Let me pose a puzzle. Mathematical sociologists like puzzles!
Jordi Bascompte recently published an article in Science (vol. 329, 13 August, 2010, p. 765-6) titled “Structure and Dynamics of Ecological Networks.” The piece is in the “Perspectives” section — which are commentaries and explanations of the “real” articles (which are often a bit too discipline-specific to be accessible to the average reader). Basecompte’s article is an explanation and appreciation of the piece by Elisa Thebault and Colin Fontaine (also vol. 329, 13 August 2020 p. 853-6) titled “Stability of Ecological Communities and the Architecture of Mutualistic and Trophic Networks.”
A thanks to Peter Burke of the SPYRL social psych lab, and Department of Sociology at UCR for passing these along to me.
A very common use of graphs and networks in ecology is as a representation of web of relations among species. A “food web” for example, is composed of nodes (species) and directed relations (e.g. “eats”) as in Bear -> Salmon.
The food web is an “antagonistic” relation: one species feeds on the other (occasionally, such relations are reciprocated). The relation results in a “gain” for one node and a “loss” for the other.

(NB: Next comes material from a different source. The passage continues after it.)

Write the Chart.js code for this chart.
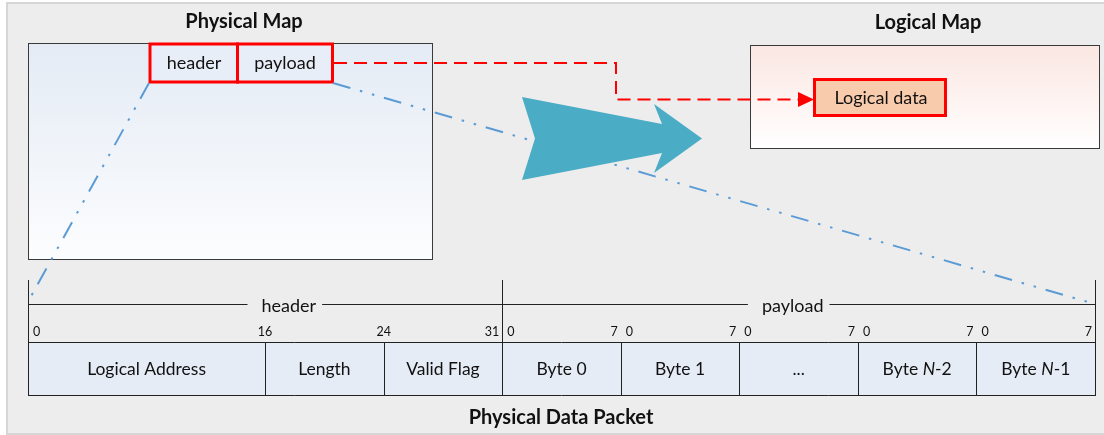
<!DOCTYPE html>
<html>
<head>
<meta charset="utf-8">
<script src="https://cdn.jsdelivr.net/npm/chart.js@4.4.1/dist/chart.umd.min.js"></script>
<style>
html, body { margin: 0; padding: 0; background: #fff; }
#wrap { width: 1104px; height: 435px; position: relative; }
</style>
</head>
<body>
<div id="wrap"><canvas id="chart"></canvas></div>
<script>
// Packet fields and their width in bits
const fieldNames = ['Logical Address', 'Length', 'Valid Flag', 'Byte 0', 'Byte 1', '...', 'Byte N-2', 'Byte N-1'];
const fieldBits = [16, 8, 8, 8, 8, 8, 8, 8];

// Bit index labels above the packet row
const bitLabels = ['0', '16', '24', '31', '0', '7', '0', '7', '0', '7', '0', '7', '0', '7'];
const bitLabelAt = [0, 16, 24, 32, 32, 40, 40, 48, 48, 56, 56, 64, 64, 72];
const bitLabelAlign = ['left', 'center', 'center', 'right', 'left', 'right', 'left', 'right',
    'left', 'right', 'left', 'right', 'left', 'right'];

// Header / payload brackets
const groupNames = ['header', 'payload'];
const groupBits = [32, 40];
const groupLabelPos = [0.55, 0.49];

const titles = ['Physical Map', 'Logical Map', 'Physical Data Packet'];
const mapLabels = ['header', 'payload', 'Logical data'];

const FONT = 'Lato, "Open Sans", sans-serif';
const totalBits = fieldBits.reduce((a, b) => a + b, 0);

function text(ctx, str, x, y, size, bold, align) {
    ctx.font = (bold ? 'bold ' : '') + size + 'px ' + FONT;
    ctx.textAlign = align || 'center';
    ctx.textBaseline = 'middle';
    ctx.fillStyle = '#111';
    ctx.fillText(str, x, y);
}

// draws "Byte N-2" with an italic N, centred on x
function richLabel(ctx, str, x, y, size) {
    const parts = str.split(/(N)/).filter(p => p.length);
    const fonts = parts.map(p => (p === 'N' ? 'italic ' : '') + size + 'px ' + FONT);
    let w = 0;
    const widths = parts.map((p, i) => { ctx.font = fonts[i]; const m = ctx.measureText(p).width; w += m; return m; });
    let cx = x - w / 2;
    ctx.textAlign = 'left';
    ctx.textBaseline = 'middle';
    ctx.fillStyle = '#111';
    parts.forEach((p, i) => { ctx.font = fonts[i]; ctx.fillText(p, cx, y); cx += widths[i]; });
}

function gradBox(ctx, x, y, w, h, c1, c2) {
    const g = ctx.createLinearGradient(0, y, 0, y + h);
    g.addColorStop(0, c1);
    g.addColorStop(1, c2);
    ctx.fillStyle = g;
    ctx.fillRect(x, y, w, h);
    ctx.strokeStyle = '#3a3a3a';
    ctx.lineWidth = 1;
    ctx.strokeRect(x + 0.5, y + 0.5, w, h);
}

const diagram = {
    id: 'diagram',
    beforeDraw(chart) {
        const ctx = chart.ctx;
        ctx.save();
        ctx.fillStyle = '#fff';
        ctx.fillRect(0, 0, chart.width, chart.height);
        ctx.fillStyle = '#ededed';
        ctx.fillRect(7, 3, 1104, 431);
        ctx.strokeStyle = '#d6d6d6';
        ctx.lineWidth = 2;
        ctx.strokeRect(7, 3, 1104, 431);

        // map boxes
        gradBox(ctx, 28, 43, 404, 216, '#e4ebf5', '#fcfdfe');
        gradBox(ctx, 750, 45, 349, 103, '#fbe6e2', '#ffffff');

        text(ctx, titles[0], 244, 22, 20, true);
        text(ctx, titles[1], 928, 23, 20, true);
        text(ctx, titles[2], 561, 418, 20, true);
        ctx.restore();
    },
    afterDatasetsDraw(chart) {
        const ctx = chart.ctx;
        const x = chart.scales.x;
        const px = v => x.getPixelForValue(v);
        const top = chart.chartArea.top, bottom = chart.chartArea.bottom;
        ctx.save();

        // field borders
        const edges = [0];
        fieldBits.forEach(b => edges.push(edges[edges.length - 1] + b));
        ctx.strokeStyle = '#222';
        ctx.lineWidth = 1;
        ctx.beginPath();
        ctx.moveTo(px(0), top + 0.5); ctx.lineTo(px(totalBits), top + 0.5);
        ctx.moveTo(px(0), bottom + 0.5); ctx.lineTo(px(totalBits), bottom + 0.5);
        edges.forEach(e => {
            const xx = Math.round(px(e)) + 0.5;
            ctx.moveTo(xx, top); ctx.lineTo(xx, bottom + 1);
        });
        // bracket ticks and line
        const gEdges = [0];
        groupBits.forEach(b => gEdges.push(gEdges[gEdges.length - 1] + b));
        gEdges.forEach(e => {
            const xx = Math.round(px(e)) + 0.5;
            ctx.moveTo(xx, top - 62); ctx.lineTo(xx, top);
        });
        const by = top - 38 + 0.5;
        ctx.font = '18px ' + FONT;
        let lineStart = px(0);
        groupNames.forEach((g, i) => {
            const cx = px(gEdges[i] + groupBits[i] * groupLabelPos[i]);
            const w = ctx.measureText(g).width;
            ctx.moveTo(lineStart, by); ctx.lineTo(cx - w / 2 - 14, by);
            lineStart = cx + w / 2 + 6;
        });
        ctx.moveTo(lineStart, by); ctx.lineTo(px(totalBits), by);
        ctx.stroke();

        groupNames.forEach((g, i) => {
            text(ctx, g, px(gEdges[i] + groupBits[i] * groupLabelPos[i]), top - 36, 18, false);
        });

        // bit indices
        bitLabels.forEach((b, i) => {
            const a = bitLabelAlign[i];
            const off = a === 'left' ? 5 : a === 'right' ? -3 : 0;
            text(ctx, b, px(bitLabelAt[i]) + off, top - 10, 12.5, false, a);
        });

        // field names
        fieldNames.forEach((n, i) => {
            richLabel(ctx, n, (px(edges[i]) + px(edges[i + 1])) / 2, (top + bottom) / 2 + 1, 17.5);
        });

        // header / payload boxes in the physical map
        ctx.fillStyle = '#e8eef7';
        ctx.fillRect(150, 44, 182, 38);
        ctx.strokeStyle = '#ff0000';
        ctx.lineWidth = 3;
        ctx.strokeRect(150, 44, 87.5, 38);
        ctx.strokeRect(237.5, 44, 95, 38);
        text(ctx, mapLabels[0], 194, 63, 18, false);
        text(ctx, mapLabels[1], 285, 63, 18, false);

        // dash-dot projection lines
        ctx.strokeStyle = '#5b9bd5';
        ctx.lineWidth = 2;
        ctx.setLineDash([18, 10, 2.5, 10, 2.5, 10]);
        ctx.beginPath();
        ctx.moveTo(149, 83); ctx.lineTo(px(0) + 1, top - 42);
        ctx.moveTo(333, 83); ctx.lineTo(px(totalBits), top - 38);
        ctx.stroke();
        ctx.setLineDash([]);

        // big arrow
        ctx.fillStyle = '#4bacc6';
        ctx.beginPath();
        [[522, 97], [662, 124], [654, 104], [702, 138.5], [654, 173], [662, 153], [522, 180], [535, 138.5]]
            .forEach((p, i) => i ? ctx.lineTo(p[0], p[1]) : ctx.moveTo(p[0], p[1]));
        ctx.closePath();
        ctx.fill();

        // red dashed link
        ctx.strokeStyle = '#ff0000';
        ctx.lineWidth = 2;
        ctx.setLineDash([13, 7]);
        ctx.beginPath();
        ctx.moveTo(334, 63); ctx.lineTo(616, 63); ctx.lineTo(616, 99.5); ctx.lineTo(800, 99.5);
        ctx.stroke();
        ctx.setLineDash([]);
        ctx.fillStyle = '#ff0000';
        ctx.beginPath();
        ctx.moveTo(798, 92); ctx.lineTo(814, 99.5); ctx.lineTo(798, 107); ctx.closePath();
        ctx.fill();

        // logical data box
        ctx.fillStyle = '#f8cbad';
        ctx.fillRect(814.5, 79.5, 131, 36);
        ctx.strokeStyle = '#ff0000';
        ctx.lineWidth = 3;
        ctx.strokeRect(814.5, 79.5, 131, 36);
        text(ctx, mapLabels[2], 881, 98, 18, false);

        ctx.restore();
    }
};

new Chart(document.getElementById('chart'), {
    type: 'bar',
    data: {
        labels: ['packet'],
        datasets: fieldNames.map((name, i) => ({
            label: name,
            data: [fieldBits[i]],
            backgroundColor: '#e6ecf6',
            borderWidth: 0,
            barPercentage: 1,
            categoryPercentage: 1,
            stack: 'packet'
        }))
    },
    options: {
        indexAxis: 'y',
        responsive: true,
        maintainAspectRatio: false,
        animation: false,
        layout: { padding: { left: 28, right: 9, top: 342, bottom: 40 } },
        scales: {
            x: { type: 'linear', min: 0, max: totalBits, stacked: true, display: false },
            y: { stacked: true, display: false }
        },
        plugins: {
            legend: { display: false },
            tooltip: { enabled: false }
        }
    },
    plugins: [diagram]
});
</script>
</body>
</html>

Ecologists also focus on “mutualistic” relations where two species interact, but both benefit. Bees and flowers, for example are mutualistic — bees pollinate flowers, flowers provide food for bees. These kinds of networks can be thought of as undirected (though maybe they would better be regarded as multiplex and directed). Generally, mutualistic ecological relations form bi-partite networks.
Bear with me just a moment more…
The interesting results in the Science article are that networks of “antagonistic” relations in ecology tend to have a characteristic form of largely separated and rather densely connected clusters – something akin to “communities”. Mutualistic networks, on the other hand have a characteristic form composed of “generalists” (nodes with high degree) and “specialists” (nodes with low degree) of the species in each mode, in a nested “hierarchy”.
Networks of individual humans, groups, roles, organizations, or populations often have “antagonistic” relations — “A” dominates “B”. But, human networks are also connected by mutually beneficial ties (e.g. emotional support and identity confirmation).
In sociology, we tend to think of “antagonistic” networks as, perhaps, having an equilibrium tendency toward hierarchy. “Mutualistic” human relations, we tend to see as likely to be organized as communities — often largely separated from one another.
Are these patterns of findings really contradictory? They would seem to suggest that structures of inter-species networks follow rather different rules than the structures that emerge in relations among heterogeneous human agents (individuals, groups, organizations, communities, societies).